Adversaries may abuse netbooting to load an unauthorized network device operating system from a Trivial File Transfer Protocol (TFTP) server. TFTP boot (netbooting) is commonly used by network administrators to load configuration-controlled network device images from a centralized management server. Netbooting is one option in the boot sequence and can be used to centralize, manage, and control device images.
Adversaries may manipulate the configuration on the network device specifying use of a malicious TFTP server, which may be used in conjunction with Modify System Image to load a modified image on device startup or reset. The unauthorized image allows adversaries to modify device configuration, add malicious capabilities to the device, and introduce backdoors to maintain control of the network device while minimizing detection through use of a standard functionality. This technique is similar to ROMMONkit and may result in the network device running a modified image. 
Enable secure boot features to validate the digital signature of the boot environment and system image using a special purpose hardware device. If the validation check fails, the device will fail to boot preventing loading of unauthorized software. 
|M1035||Limit Access to Resource Over Network||
Restrict use of protocols without encryption or authentication mechanisms.
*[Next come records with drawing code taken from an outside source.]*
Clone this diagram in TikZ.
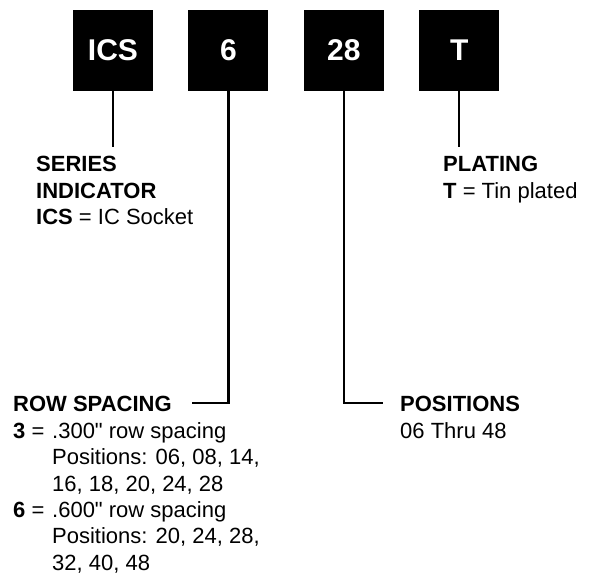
\documentclass[tikz,border=0pt]{standalone}
\usepackage{fontspec}
\setmainfont{Liberation Sans}[Ligatures=TeXOff]
\usepackage{tikz}
\usetikzlibrary{positioning}
\tikzset{
  codebox/.style={fill=black, text=white, minimum width=80pt, minimum height=81pt, inner sep=0pt,
    font=\bfseries\fontsize{30}{36}\selectfont},
  label/.style={anchor=north west, inner sep=0pt, align=left, font=\fontsize{22}{26.4}\selectfont},
  lead/.style={line width=2.4pt, line join=miter}
}
\begin{document}
\begin{tikzpicture}[x=1pt, y=-1pt, node distance=35pt]
    \useasboundingbox (0,0) rectangle (591,576);
    % part number boxes
    \node[codebox] (ics) at (113,50.5) {ICS};
    \node[codebox, right=of ics] (rows) {6};
    \node[codebox, right=of rows] (pos) {28};
    \node[codebox, right=of pos] (plat) {T};
    % texts
    \node[label] (series) at (36,156.3) {\textbf{SERIES}\\ \textbf{INDICATOR}\\ \textbf{ICS} = IC Socket};
    \node[label] (plating) at (443,156.3) {\textbf{PLATING}\\ \textbf{T} = Tin plated};
    \node[label] (rowspc) at (13,396.3) {\textbf{ROW SPACING}\\
      \makebox[39pt][l]{\textbf{3} = }.300" row spacing\\
      \hspace*{39pt}Positions: 06, 08, 14,\\
      \hspace*{39pt}16, 18, 20, 24, 28\\
      \makebox[39pt][l]{\textbf{6} = }.600" row spacing\\
      \hspace*{39pt}Positions: 20, 24, 28,\\
      \hspace*{39pt}32, 40, 48};
    \node[label] (positions) at (400,396.3) {\textbf{POSITIONS}\\ 06 Thru 48};
    \coordinate (rowend) at (192,403);
    \coordinate (posend) at (383,403);
    % leader lines
    \draw[lead, shorten >=9pt] (ics.south) -- (ics.south |- series.north);
    \draw[lead, shorten >=9pt] (plat.south) -- (plat.south |- plating.north);
    \draw[lead] (rows.south) |- (rowend);
    \draw[lead] (pos.south) |- (posend);
\end{tikzpicture}
\end{document}
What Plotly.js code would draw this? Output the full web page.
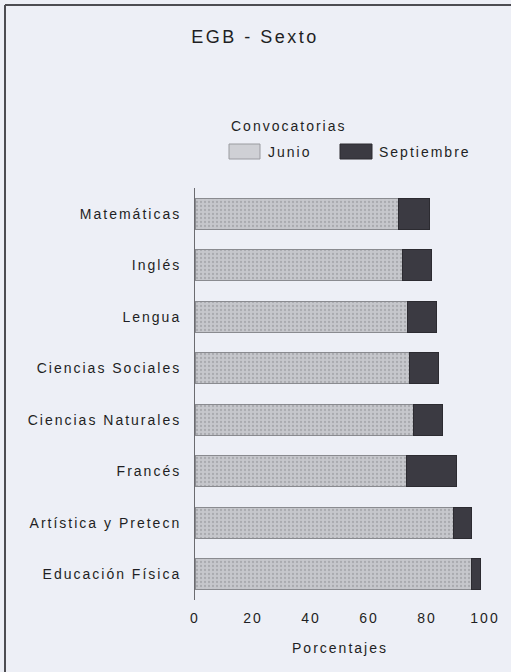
<!DOCTYPE html>
<html>
<head>
<meta charset="utf-8">
<script src="https://cdn.plot.ly/plotly-3.0.1.min.js"></script>
<style>
  html, body { margin: 0; padding: 0; background: #edeff6; }
  #chart { width: 511px; height: 672px; }
  .main-svg text { letter-spacing: 2px; }
  .main-svg .gtitle { letter-spacing: 2.5px; }
</style>
</head>
<body>
<div id="chart"></div>
<script>
// Data
const categories = ["Matemáticas", "Inglés", "Lengua", "Ciencias Sociales", "Ciencias Naturales", "Francés", "Artística y Pretecn", "Educación Física"];
const junio = [70.0, 71.7, 73.4, 74.1, 75.2, 73.1, 89.3, 95.5];
const septiembre = [10.7, 10.0, 10.0, 10.0, 10.0, 16.9, 6.2, 3.1];
const xTicks = [0, 20, 40, 60, 80, 100];
const seriesNames = ["Junio", "Septiembre"];
const legendTitle = "Convocatorias";
const chartTitle = "EGB - Sexto";
const xTitle = "Porcentajes";

const W = 511, H = 672;
const M = {l: 195, r: 26, t: 188, b: 72};
const pw = W - M.l - M.r, ph = H - M.t - M.b;
const px = v => (v - M.l) / pw;           // pixel x -> paper x
const py = v => (H - M.b - v) / ph;       // pixel y -> paper y

const juneColor = '#c6c7cc', septColor = '#3b3a42', textColor = '#1f1f24';
const font = {family: 'Liberation Sans, Arial, sans-serif', size: 14, color: textColor};

const traces = [
  {
    type: 'bar', orientation: 'h', name: seriesNames[0],
    y: categories, x: junio,
    marker: {
      color: juneColor,
      line: {color: '#8a8b90', width: 1},
      pattern: {shape: '.', bgcolor: juneColor, fgcolor: '#a9aaaf', size: 4, solidity: 0.25}
    },
    hoverinfo: 'x+y'
  },
  {
    type: 'bar', orientation: 'h', name: seriesNames[1],
    y: categories, x: septiembre,
    marker: {color: septColor, line: {color: '#2c2b31', width: 1}},
    hoverinfo: 'x+y'
  }
];

// letter-spacing is applied by CSS after Plotly measures text; compensate left-anchored annotations
const lsShift = s => s.length * 1;

const layout = {
  width: W, height: H,
  margin: M,
  paper_bgcolor: '#edeff6', plot_bgcolor: '#edeff6',
  barmode: 'stack', bargap: 0.4,
  showlegend: false,
  font: font,
  title: {text: chartTitle, x: 255 / W, xanchor: 'center', y: 1 - 37 / H, yanchor: 'middle',
          font: {family: font.family, size: 18, color: textColor}},
  xaxis: {
    range: [0, 100], tickvals: xTicks, ticktext: xTicks.map(String),
    showgrid: false, zeroline: false, showline: false, ticks: '',
    ticklabelstandoff: 8,
    tickfont: font,
    title: {text: xTitle, font: font, standoff: 18}
  },
  yaxis: {
    type: 'category', categoryorder: 'array', categoryarray: categories,
    range: [categories.length - 0.5, -0.5],
    showgrid: false, zeroline: false, showline: true, linecolor: '#6b6b70', linewidth: 1,
    ticks: '', ticklabelstandoff: 10,
    tickfont: font
  },
  shapes: [
    // frame of the original figure (top and left edges)
    {type: 'line', xref: 'paper', yref: 'paper', x0: px(5), x1: px(530), y0: py(5), y1: py(5),
     line: {color: '#4d4d52', width: 2}},
    {type: 'line', xref: 'paper', yref: 'paper', x0: px(5), x1: px(5), y0: py(5), y1: py(690),
     line: {color: '#4d4d52', width: 2}},
    // legend swatches
    {type: 'rect', xref: 'paper', yref: 'paper', x0: px(229), x1: px(260), y0: py(159), y1: py(144),
     fillcolor: '#cfd0d5', line: {color: '#9a9ba0', width: 1}},
    {type: 'rect', xref: 'paper', yref: 'paper', x0: px(340), x1: px(372), y0: py(159), y1: py(144),
     fillcolor: septColor, line: {color: '#2c2b31', width: 1}}
  ],
  annotations: [
    {text: legendTitle, xref: 'paper', yref: 'paper', x: px(229 + lsShift(legendTitle)), y: py(126), xanchor: 'left', yanchor: 'middle',
     showarrow: false, font: font},
    {text: seriesNames[0], xref: 'paper', yref: 'paper', x: px(266 + lsShift(seriesNames[0])), y: py(152), xanchor: 'left', yanchor: 'middle',
     showarrow: false, font: font},
    {text: seriesNames[1], xref: 'paper', yref: 'paper', x: px(377 + lsShift(seriesNames[1])), y: py(152), xanchor: 'left', yanchor: 'middle',
     showarrow: false, font: font}
  ]
};

Plotly.newPlot('chart', traces, layout, {displayModeBar: false, staticPlot: true});
</script>
</body>
</html>
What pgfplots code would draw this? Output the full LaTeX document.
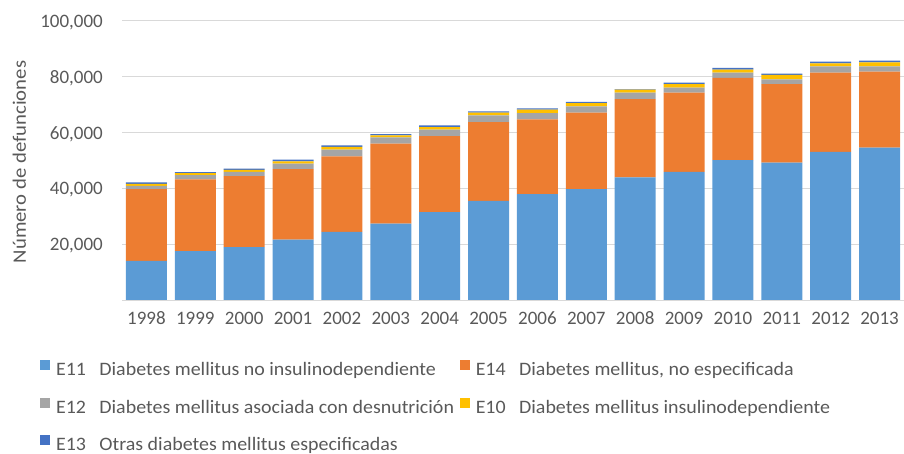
\documentclass[border=0pt]{standalone}
\usepackage{pgfplots}
\pgfplotsset{compat=1.18}
\usepackage{pgfplotstable}
\usepackage{fontspec}
\setmainfont{Carlito}
\definecolor{cE11}{HTML}{5B9BD5}
\definecolor{cE14}{HTML}{ED7D31}
\definecolor{cE12}{HTML}{A5A5A5}
\definecolor{cE10}{HTML}{FFC000}
\definecolor{cE13}{HTML}{4472C4}
\definecolor{txt}{HTML}{595959}
\definecolor{gridc}{HTML}{D9D9D9}
\pgfplotstableread{
x E11 E14 E12 E10 E13
0 14030 25700 1170 720 500
1 17490 25710 1530 720 350
2 18920 25460 1530 710 500
3 21630 25240 2040 820 610
4 24380 27130 2390 940 600
5 27350 28700 2250 710 470
6 31520 27240 2290 930 600
7 35560 28200 2390 970 460
8 37950 26770 2250 1220 460
9 39730 27390 2250 1170 500
10 43910 28060 2390 1070 150
11 45910 28450 1790 1180 600
12 50090 29520 1890 1070 610
13 49270 28060 1780 1570 470
14 53050 28450 2250 1070 610
15 54620 27240 1890 1430 610
}\datatable
\newcommand{\lt}[2]{\scalebox{1.05}[1]{\makebox[41.3bp][l]{#1}#2}}
\begin{document}
\fontsize{19bp}{22bp}\selectfont
\begin{tikzpicture}
\path[use as bounding box] (0,0) rectangle (904bp,454bp);
\begin{axis}[
  at={(122bp,154bp)}, anchor=south west,
  width=782bp, height=279bp, scale only axis,
  ybar stacked, bar width=0.84,
  xmin=-0.5, xmax=15.5, ymin=0, ymax=100000,
  scaled y ticks=false,
  xtick={0,...,15},
  xticklabels={1998,1999,2000,2001,2002,2003,2004,2005,2006,2007,2008,2009,2010,2011,2012,2013},
  ytick={0,20000,40000,60000,80000,100000},
  yticklabels={,{20,000},{40,000},{60,000},{80,000},{100,000}},
  ymajorgrids, grid style={draw=gridc, line width=1bp},
  axis line style={draw=none}, major tick length=0pt,
  tick label style={font=\fontsize{19bp}{22bp}\selectfont, text=txt, inner sep=0pt},
  yticklabel style={anchor=east, xshift=-19bp, text depth=0pt},
  xticklabel style={anchor=north, yshift=-11.7bp},
  ylabel={\scalebox{1.09}[1]{Número de defunciones}},
  ylabel style={at={(axis description cs:-0.1228,0.4946)}, anchor=base, font=\fontsize{19bp}{22bp}\selectfont, text=txt, inner sep=0pt},
  legend columns=2,
  legend cell align=left,
  legend image code/.code={\fill[#1] (0bp,1.1bp) rectangle (10bp,11.1bp);},
  legend style={at={(axis description cs:-0.1044,-0.215)}, anchor=north west,
    draw=none, fill=none, inner sep=0pt, outer sep=0pt,
    font=\fontsize{19bp}{22bp}\selectfont, text=txt, row sep=18bp,
    nodes={inner sep=0pt, text height=13bp, text depth=4bp},
    /tikz/every odd column/.append style={column sep=5.7bp}},
]
\addplot[fill=cE11, draw=none] table[x=x, y=E11] {\datatable};
\addlegendentry{\makebox[404bp][l]{\lt{E11}{Diabetes mellitus no insulinodependiente}}}
\addplot[fill=cE14, draw=none] table[x=x, y=E14] {\datatable};
\addlegendentry{\lt{E14}{Diabetes mellitus, no especificada}}
\addplot[fill=cE12, draw=none] table[x=x, y=E12] {\datatable};
\addlegendentry{\makebox[404bp][l]{\lt{E12}{Diabetes mellitus asociada con desnutrición}}}
\addplot[fill=cE10, draw=none] table[x=x, y=E10] {\datatable};
\addlegendentry{\lt{E10}{Diabetes mellitus insulinodependiente}}
\addplot[fill=cE13, draw=none] table[x=x, y=E13] {\datatable};
\addlegendentry{\makebox[404bp][l]{\lt{E13}{Otras diabetes mellitus especificadas}}}
\end{axis}
\end{tikzpicture}
\end{document}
Limit access to administrative and management interfaces from untrusted network sources.
|M1031||Network Intrusion Prevention||
Network intrusion detection and prevention systems that use network signatures to identify traffic for specific protocols, such as TFTP, can be used to mitigate activity at the network level. Signatures are often for unique indicators within protocols and may be based on the specific technique used by a particular adversary or tool, and will likely be different across various network configurations.
|M1028||Operating System Configuration||
Follow vendor device hardening best practices to disable unnecessary and unused features and services, avoid using default configurations and passwords, and introduce logging and auditing for detection.
|M1026||Privileged Account Management||
Use of Authentication, Authorization, and Accounting (AAA) systems will limit actions administrators can perform and provide a history of user actions to detect unauthorized use and abuse. TACACS+ can keep control over which commands administrators are permitted to use through the configuration of authentication and command authorization.  
|ID||Data Source||Data Component|
|DS0029||Network Traffic||Network Connection Creation|
Consider comparing a copy of the network device configuration and system image against a known-good version to discover unauthorized changes to system boot, startup configuration, or the running OS.  The same process can be accomplished through a comparison of the run-time memory, though this is non-trivial and may require assistance from the vendor. 
Review command history in either the console or as part of the running memory to determine if unauthorized or suspicious commands were used to modify device configuration.  Check boot information including system uptime, image booted, and startup configuration to determine if results are consistent with expected behavior in the environment.  Monitor unusual connections or connection attempts to the device that may specifically target TFTP or other file-sharing protocols.